** START OF Recorded information **

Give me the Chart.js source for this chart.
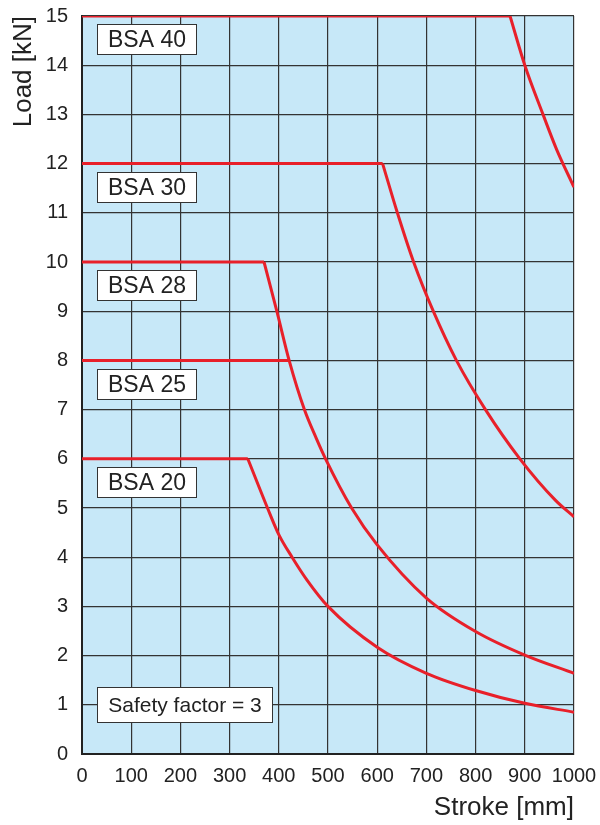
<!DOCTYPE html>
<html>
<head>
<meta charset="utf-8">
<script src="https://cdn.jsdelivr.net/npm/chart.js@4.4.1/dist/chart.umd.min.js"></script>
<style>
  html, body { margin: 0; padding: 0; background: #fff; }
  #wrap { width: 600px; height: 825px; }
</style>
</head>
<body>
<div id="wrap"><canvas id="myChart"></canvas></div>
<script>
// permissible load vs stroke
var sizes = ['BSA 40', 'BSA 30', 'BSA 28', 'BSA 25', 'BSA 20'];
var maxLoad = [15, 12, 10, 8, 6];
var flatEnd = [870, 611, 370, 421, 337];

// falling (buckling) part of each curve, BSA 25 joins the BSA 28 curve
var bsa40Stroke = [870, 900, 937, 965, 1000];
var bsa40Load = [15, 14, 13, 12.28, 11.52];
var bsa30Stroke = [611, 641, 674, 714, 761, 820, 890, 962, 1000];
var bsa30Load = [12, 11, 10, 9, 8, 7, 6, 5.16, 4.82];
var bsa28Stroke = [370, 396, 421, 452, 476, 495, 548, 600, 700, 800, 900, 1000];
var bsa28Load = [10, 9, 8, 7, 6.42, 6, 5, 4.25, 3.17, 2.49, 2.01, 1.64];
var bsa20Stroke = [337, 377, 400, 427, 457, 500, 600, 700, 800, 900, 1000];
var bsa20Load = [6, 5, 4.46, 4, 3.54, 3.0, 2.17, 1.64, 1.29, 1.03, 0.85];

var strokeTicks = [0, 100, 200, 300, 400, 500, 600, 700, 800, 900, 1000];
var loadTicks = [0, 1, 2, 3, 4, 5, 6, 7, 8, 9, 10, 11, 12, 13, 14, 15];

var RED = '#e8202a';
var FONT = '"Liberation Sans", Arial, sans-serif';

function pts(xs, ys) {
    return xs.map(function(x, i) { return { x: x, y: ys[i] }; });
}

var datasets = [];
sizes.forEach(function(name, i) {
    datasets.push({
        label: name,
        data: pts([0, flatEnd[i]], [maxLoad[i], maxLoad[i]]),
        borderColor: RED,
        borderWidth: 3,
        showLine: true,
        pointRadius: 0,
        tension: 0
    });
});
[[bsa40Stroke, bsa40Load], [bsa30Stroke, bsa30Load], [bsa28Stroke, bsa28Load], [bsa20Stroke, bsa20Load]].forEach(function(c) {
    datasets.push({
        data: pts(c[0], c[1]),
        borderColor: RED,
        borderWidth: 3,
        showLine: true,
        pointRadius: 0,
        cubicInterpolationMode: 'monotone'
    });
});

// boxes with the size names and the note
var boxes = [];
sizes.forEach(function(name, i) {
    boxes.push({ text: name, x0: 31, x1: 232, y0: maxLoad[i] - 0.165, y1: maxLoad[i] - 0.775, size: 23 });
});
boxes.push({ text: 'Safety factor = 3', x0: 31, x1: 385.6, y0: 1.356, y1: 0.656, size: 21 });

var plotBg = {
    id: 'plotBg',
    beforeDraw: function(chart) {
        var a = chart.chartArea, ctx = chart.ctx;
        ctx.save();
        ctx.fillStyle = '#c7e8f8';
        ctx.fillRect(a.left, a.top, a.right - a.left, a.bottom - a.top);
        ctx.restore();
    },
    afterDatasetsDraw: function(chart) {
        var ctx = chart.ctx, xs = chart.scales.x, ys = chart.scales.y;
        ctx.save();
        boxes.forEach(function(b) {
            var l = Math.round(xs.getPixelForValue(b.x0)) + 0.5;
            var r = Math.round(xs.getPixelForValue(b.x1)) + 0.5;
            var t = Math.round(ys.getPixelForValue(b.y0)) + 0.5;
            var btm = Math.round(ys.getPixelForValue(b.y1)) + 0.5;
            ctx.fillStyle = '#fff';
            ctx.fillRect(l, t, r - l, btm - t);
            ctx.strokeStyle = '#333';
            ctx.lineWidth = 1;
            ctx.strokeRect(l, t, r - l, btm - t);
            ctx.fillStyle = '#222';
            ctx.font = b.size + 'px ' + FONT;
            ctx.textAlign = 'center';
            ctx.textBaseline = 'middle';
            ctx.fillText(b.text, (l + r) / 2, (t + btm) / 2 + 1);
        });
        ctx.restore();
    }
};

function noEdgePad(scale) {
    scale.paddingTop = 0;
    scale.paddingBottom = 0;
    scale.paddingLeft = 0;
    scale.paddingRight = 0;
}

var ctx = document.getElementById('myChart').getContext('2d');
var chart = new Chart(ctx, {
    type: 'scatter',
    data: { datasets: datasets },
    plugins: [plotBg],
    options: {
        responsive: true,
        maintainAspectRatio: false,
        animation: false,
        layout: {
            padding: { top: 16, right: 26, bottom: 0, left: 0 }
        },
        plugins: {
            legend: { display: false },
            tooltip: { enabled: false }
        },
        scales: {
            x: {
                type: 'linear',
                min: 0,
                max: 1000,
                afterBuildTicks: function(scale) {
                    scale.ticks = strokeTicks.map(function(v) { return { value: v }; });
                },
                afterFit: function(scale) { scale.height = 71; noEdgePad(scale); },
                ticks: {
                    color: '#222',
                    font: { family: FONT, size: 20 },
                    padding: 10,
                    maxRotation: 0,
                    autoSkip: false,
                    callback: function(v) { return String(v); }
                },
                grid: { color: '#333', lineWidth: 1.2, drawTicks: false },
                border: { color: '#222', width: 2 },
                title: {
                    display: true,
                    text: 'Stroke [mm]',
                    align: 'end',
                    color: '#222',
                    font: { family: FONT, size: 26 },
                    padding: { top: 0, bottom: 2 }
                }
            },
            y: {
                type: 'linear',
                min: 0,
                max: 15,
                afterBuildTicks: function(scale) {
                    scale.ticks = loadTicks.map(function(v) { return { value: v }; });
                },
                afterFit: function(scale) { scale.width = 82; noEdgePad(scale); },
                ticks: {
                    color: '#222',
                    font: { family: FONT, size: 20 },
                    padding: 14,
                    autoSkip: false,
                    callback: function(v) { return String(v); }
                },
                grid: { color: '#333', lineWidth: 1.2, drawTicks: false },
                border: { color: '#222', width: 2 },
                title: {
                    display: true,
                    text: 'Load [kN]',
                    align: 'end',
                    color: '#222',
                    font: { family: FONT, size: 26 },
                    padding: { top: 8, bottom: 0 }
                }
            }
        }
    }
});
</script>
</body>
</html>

** END OF Recorded information **

Problem statement: Give back every line exactly as it stands, pictures excluded.

Completed exercise:
Give me the Chart.js source for this chart.
<!DOCTYPE html>
<html>
<head>
<meta charset="utf-8">
<script src="https://cdn.jsdelivr.net/npm/chart.js@4.4.1/dist/chart.umd.min.js"></script>
<style>
  html, body { margin: 0; padding: 0; background: #fff; }
  #wrap { width: 600px; height: 825px; }
</style>
</head>
<body>
<div id="wrap"><canvas id="myChart"></canvas></div>
<script>
// permissible load vs stroke
var sizes = ['BSA 40', 'BSA 30', 'BSA 28', 'BSA 25', 'BSA 20'];
var maxLoad = [15, 12, 10, 8, 6];
var flatEnd = [870, 611, 370, 421, 337];

// falling (buckling) part of each curve, BSA 25 joins the BSA 28 curve
var bsa40Stroke = [870, 900, 937, 965, 1000];
var bsa40Load = [15, 14, 13, 12.28, 11.52];
var bsa30Stroke = [611, 641, 674, 714, 761, 820, 890, 962, 1000];
var bsa30Load = [12, 11, 10, 9, 8, 7, 6, 5.16, 4.82];
var bsa28Stroke = [370, 396, 421, 452, 476, 495, 548, 600, 700, 800, 900, 1000];
var bsa28Load = [10, 9, 8, 7, 6.42, 6, 5, 4.25, 3.17, 2.49, 2.01, 1.64];
var bsa20Stroke = [337, 377, 400, 427, 457, 500, 600, 700, 800, 900, 1000];
var bsa20Load = [6, 5, 4.46, 4, 3.54, 3.0, 2.17, 1.64, 1.29, 1.03, 0.85];

var strokeTicks = [0, 100, 200, 300, 400, 500, 600, 700, 800, 900, 1000];
var loadTicks = [0, 1, 2, 3, 4, 5, 6, 7, 8, 9, 10, 11, 12, 13, 14, 15];

var RED = '#e8202a';
var FONT = '"Liberation Sans", Arial, sans-serif';

function pts(xs, ys) {
    return xs.map(function(x, i) { return { x: x, y: ys[i] }; });
}

var datasets = [];
sizes.forEach(function(name, i) {
    datasets.push({
        label: name,
        data: pts([0, flatEnd[i]], [maxLoad[i], maxLoad[i]]),
        borderColor: RED,
        borderWidth: 3,
        showLine: true,
        pointRadius: 0,
        tension: 0
    });
});
[[bsa40Stroke, bsa40Load], [bsa30Stroke, bsa30Load], [bsa28Stroke, bsa28Load], [bsa20Stroke, bsa20Load]].forEach(function(c) {
    datasets.push({
        data: pts(c[0], c[1]),
        borderColor: RED,
        borderWidth: 3,
        showLine: true,
        pointRadius: 0,
        cubicInterpolationMode: 'monotone'
    });
});

// boxes with the size names and the note
var boxes = [];
sizes.forEach(function(name, i) {
    boxes.push({ text: name, x0: 31, x1: 232, y0: maxLoad[i] - 0.165, y1: maxLoad[i] - 0.775, size: 23 });
});
boxes.push({ text: 'Safety factor = 3', x0: 31, x1: 385.6, y0: 1.356, y1: 0.656, size: 21 });

var plotBg = {
    id: 'plotBg',
    beforeDraw: function(chart) {
        var a = chart.chartArea, ctx = chart.ctx;
        ctx.save();
        ctx.fillStyle = '#c7e8f8';
        ctx.fillRect(a.left, a.top, a.right - a.left, a.bottom - a.top);
        ctx.restore();
    },
    afterDatasetsDraw: function(chart) {
        var ctx = chart.ctx, xs = chart.scales.x, ys = chart.scales.y;
        ctx.save();
        boxes.forEach(function(b) {
            var l = Math.round(xs.getPixelForValue(b.x0)) + 0.5;
            var r = Math.round(xs.getPixelForValue(b.x1)) + 0.5;
            var t = Math.round(ys.getPixelForValue(b.y0)) + 0.5;
            var btm = Math.round(ys.getPixelForValue(b.y1)) + 0.5;
            ctx.fillStyle = '#fff';
            ctx.fillRect(l, t, r - l, btm - t);
            ctx.strokeStyle = '#333';
            ctx.lineWidth = 1;
            ctx.strokeRect(l, t, r - l, btm - t);
            ctx.fillStyle = '#222';
            ctx.font = b.size + 'px ' + FONT;
            ctx.textAlign = 'center';
            ctx.textBaseline = 'middle';
            ctx.fillText(b.text, (l + r) / 2, (t + btm) / 2 + 1);
        });
        ctx.restore();
    }
};

function noEdgePad(scale) {
    scale.paddingTop = 0;
    scale.paddingBottom = 0;
    scale.paddingLeft = 0;
    scale.paddingRight = 0;
}

var ctx = document.getElementById('myChart').getContext('2d');
var chart = new Chart(ctx, {
    type: 'scatter',
    data: { datasets: datasets },
    plugins: [plotBg],
    options: {
        responsive: true,
        maintainAspectRatio: false,
        animation: false,
        layout: {
            padding: { top: 16, right: 26, bottom: 0, left: 0 }
        },
        plugins: {
            legend: { display: false },
            tooltip: { enabled: false }
        },
        scales: {
            x: {
                type: 'linear',
                min: 0,
                max: 1000,
                afterBuildTicks: function(scale) {
                    scale.ticks = strokeTicks.map(function(v) { return { value: v }; });
                },
                afterFit: function(scale) { scale.height = 71; noEdgePad(scale); },
                ticks: {
                    color: '#222',
                    font: { family: FONT, size: 20 },
                    padding: 10,
                    maxRotation: 0,
                    autoSkip: false,
                    callback: function(v) { return String(v); }
                },
                grid: { color: '#333', lineWidth: 1.2, drawTicks: false },
                border: { color: '#222', width: 2 },
                title: {
                    display: true,
                    text: 'Stroke [mm]',
                    align: 'end',
                    color: '#222',
                    font: { family: FONT, size: 26 },
                    padding: { top: 0, bottom: 2 }
                }
            },
            y: {
                type: 'linear',
                min: 0,
                max: 15,
                afterBuildTicks: function(scale) {
                    scale.ticks = loadTicks.map(function(v) { return { value: v }; });
                },
                afterFit: function(scale) { scale.width = 82; noEdgePad(scale); },
                ticks: {
                    color: '#222',
                    font: { family: FONT, size: 20 },
                    padding: 14,
                    autoSkip: false,
                    callback: function(v) { return String(v); }
                },
                grid: { color: '#333', lineWidth: 1.2, drawTicks: false },
                border: { color: '#222', width: 2 },
                title: {
                    display: true,
                    text: 'Load [kN]',
                    align: 'end',
                    color: '#222',
                    font: { family: FONT, size: 26 },
                    padding: { top: 8, bottom: 0 }
                }
            }
        }
    }
});
</script>
</body>
</html>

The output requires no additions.